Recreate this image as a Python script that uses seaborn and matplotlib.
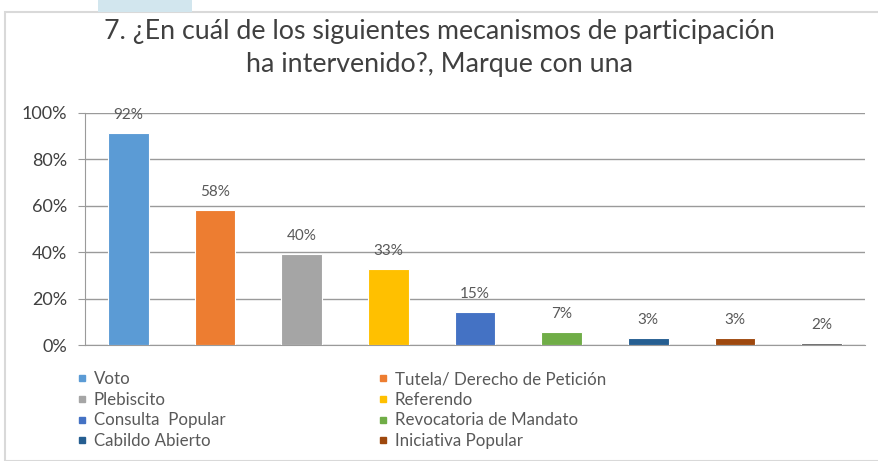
import matplotlib
matplotlib.use("Agg")
import matplotlib.pyplot as plt
import seaborn as sns
import pandas as pd
from matplotlib.lines import Line2D
from matplotlib.patches import Rectangle

# data
categorias = ['Voto', 'Tutela/ Derecho de Petición', 'Plebiscito', 'Referendo',
              'Consulta  Popular', 'Revocatoria de Mandato', 'Cabildo Abierto',
              'Iniciativa Popular', 'Otro']
alturas = [0.91, 0.58, 0.39, 0.325, 0.14, 0.057, 0.029, 0.029, 0.008]
etiquetas = ['92%', '58%', '40%', '33%', '15%', '7%', '3%', '3%', '2%']
colores = ['#5B9BD5', '#ED7D31', '#A5A5A5', '#FFC000', '#4472C4',
           '#70AD47', '#255E91', '#9E480E', '#636363']
yticks = [0, 0.2, 0.4, 0.6, 0.8, 1.0]
ytick_labels = ['0%', '20%', '40%', '60%', '80%', '100%']
titulo = '7. ¿En cuál de los siguientes mecanismos de participación\nha intervenido?, Marque con una'

df = pd.DataFrame({'mecanismo': categorias, 'valor': alturas})

sns.set_style('white')
plt.rcParams['font.family'] = ['Lato', 'DejaVu Sans']
texto = '#595959'

fig = plt.figure(figsize=(8.79, 4.61), dpi=100)
ax = fig.add_axes([0.0967, 0.2516, 0.8874, 0.5043])

sns.barplot(x='mecanismo', y='valor', hue='mecanismo', data=df, palette=colores,
            saturation=1, dodge=False, legend=False, width=0.47,
            edgecolor='white', linewidth=0.8, ax=ax, zorder=3)

ax.set_xlim(-0.5, len(categorias) - 0.5)
ax.set_ylim(0, 1.0)
ax.set_yticks(yticks)
ax.set_yticklabels(ytick_labels, fontsize=13, color='#404040')
ax.set_xticks([])
ax.set_xlabel('')
ax.set_ylabel('')
ax.yaxis.grid(True, color='#9a9a9a', linewidth=1.0, zorder=0)
ax.set_axisbelow(True)
ax.tick_params(axis='y', length=5, color='#9a9a9a', direction='out', left=True, pad=8)
for side in ['top', 'right']:
    ax.spines[side].set_visible(False)
ax.spines['left'].set_color('#9a9a9a')
ax.spines['bottom'].set_color('#9a9a9a')

for i, (h, lab) in enumerate(zip(alturas, etiquetas)):
    ax.annotate(lab, (i, h), xytext=(0, 13), textcoords='offset points',
                ha='center', va='center', fontsize=11, color=texto)

fig.text(0.5, 1 - 48 / 461, titulo, ha='center', va='center', fontsize=19.3,
         color='#404040', linespacing=1.38)

# legend: two columns, items ordered like the reference
def handle(c):
    return Line2D([0], [0], marker='s', linestyle='none', markersize=5,
                  markerfacecolor=c, markeredgecolor=c)

col1 = [0, 2, 4, 6]
col2 = [1, 3, 5, 7]
for idx, xpos in [(col1, 77 / 879), (col2, 378 / 879)]:
    fig.legend([handle(colores[i]) for i in idx], [categorias[i] for i in idx],
               loc='upper left', bbox_to_anchor=(xpos, 1 - 371 / 461),
               frameon=False, fontsize=12.2, labelcolor=texto, handlelength=0.6,
               handletextpad=0.4, labelspacing=0.28, borderaxespad=0, borderpad=0)

# chart frame and the strip at the top
fig.add_artist(Rectangle((5 / 879, 0), 1, 1 - 12 / 461, transform=fig.transFigure,
                         fill=False, edgecolor='#d9d9d9', linewidth=1.5))
fig.add_artist(Rectangle((98 / 879, 1 - 12 / 461), 94 / 879, 12 / 461,
                         transform=fig.transFigure, facecolor='#d2e6ee',
                         edgecolor='none'))

fig.savefig('out.png', dpi=100)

◆ SET TASK ◆
Transcribe all of the material exactly, leaving out whatever pictures it contains.

◆ REPLY ◆
Recreate this image as a Python script that uses seaborn and matplotlib.
import matplotlib
matplotlib.use("Agg")
import matplotlib.pyplot as plt
import seaborn as sns
import pandas as pd
from matplotlib.lines import Line2D
from matplotlib.patches import Rectangle

# data
categorias = ['Voto', 'Tutela/ Derecho de Petición', 'Plebiscito', 'Referendo',
              'Consulta  Popular', 'Revocatoria de Mandato', 'Cabildo Abierto',
              'Iniciativa Popular', 'Otro']
alturas = [0.91, 0.58, 0.39, 0.325, 0.14, 0.057, 0.029, 0.029, 0.008]
etiquetas = ['92%', '58%', '40%', '33%', '15%', '7%', '3%', '3%', '2%']
colores = ['#5B9BD5', '#ED7D31', '#A5A5A5', '#FFC000', '#4472C4',
           '#70AD47', '#255E91', '#9E480E', '#636363']
yticks = [0, 0.2, 0.4, 0.6, 0.8, 1.0]
ytick_labels = ['0%', '20%', '40%', '60%', '80%', '100%']
titulo = '7. ¿En cuál de los siguientes mecanismos de participación\nha intervenido?, Marque con una'

df = pd.DataFrame({'mecanismo': categorias, 'valor': alturas})

sns.set_style('white')
plt.rcParams['font.family'] = ['Lato', 'DejaVu Sans']
texto = '#595959'

fig = plt.figure(figsize=(8.79, 4.61), dpi=100)
ax = fig.add_axes([0.0967, 0.2516, 0.8874, 0.5043])

sns.barplot(x='mecanismo', y='valor', hue='mecanismo', data=df, palette=colores,
            saturation=1, dodge=False, legend=False, width=0.47,
            edgecolor='white', linewidth=0.8, ax=ax, zorder=3)

ax.set_xlim(-0.5, len(categorias) - 0.5)
ax.set_ylim(0, 1.0)
ax.set_yticks(yticks)
ax.set_yticklabels(ytick_labels, fontsize=13, color='#404040')
ax.set_xticks([])
ax.set_xlabel('')
ax.set_ylabel('')
ax.yaxis.grid(True, color='#9a9a9a', linewidth=1.0, zorder=0)
ax.set_axisbelow(True)
ax.tick_params(axis='y', length=5, color='#9a9a9a', direction='out', left=True, pad=8)
for side in ['top', 'right']:
    ax.spines[side].set_visible(False)
ax.spines['left'].set_color('#9a9a9a')
ax.spines['bottom'].set_color('#9a9a9a')

for i, (h, lab) in enumerate(zip(alturas, etiquetas)):
    ax.annotate(lab, (i, h), xytext=(0, 13), textcoords='offset points',
                ha='center', va='center', fontsize=11, color=texto)

fig.text(0.5, 1 - 48 / 461, titulo, ha='center', va='center', fontsize=19.3,
         color='#404040', linespacing=1.38)

# legend: two columns, items ordered like the reference
def handle(c):
    return Line2D([0], [0], marker='s', linestyle='none', markersize=5,
                  markerfacecolor=c, markeredgecolor=c)

col1 = [0, 2, 4, 6]
col2 = [1, 3, 5, 7]
for idx, xpos in [(col1, 77 / 879), (col2, 378 / 879)]:
    fig.legend([handle(colores[i]) for i in idx], [categorias[i] for i in idx],
               loc='upper left', bbox_to_anchor=(xpos, 1 - 371 / 461),
               frameon=False, fontsize=12.2, labelcolor=texto, handlelength=0.6,
               handletextpad=0.4, labelspacing=0.28, borderaxespad=0, borderpad=0)

# chart frame and the strip at the top
fig.add_artist(Rectangle((5 / 879, 0), 1, 1 - 12 / 461, transform=fig.transFigure,
                         fill=False, edgecolor='#d9d9d9', linewidth=1.5))
fig.add_artist(Rectangle((98 / 879, 1 - 12 / 461), 94 / 879, 12 / 461,
                         transform=fig.transFigure, facecolor='#d2e6ee',
                         edgecolor='none'))

fig.savefig('out.png', dpi=100)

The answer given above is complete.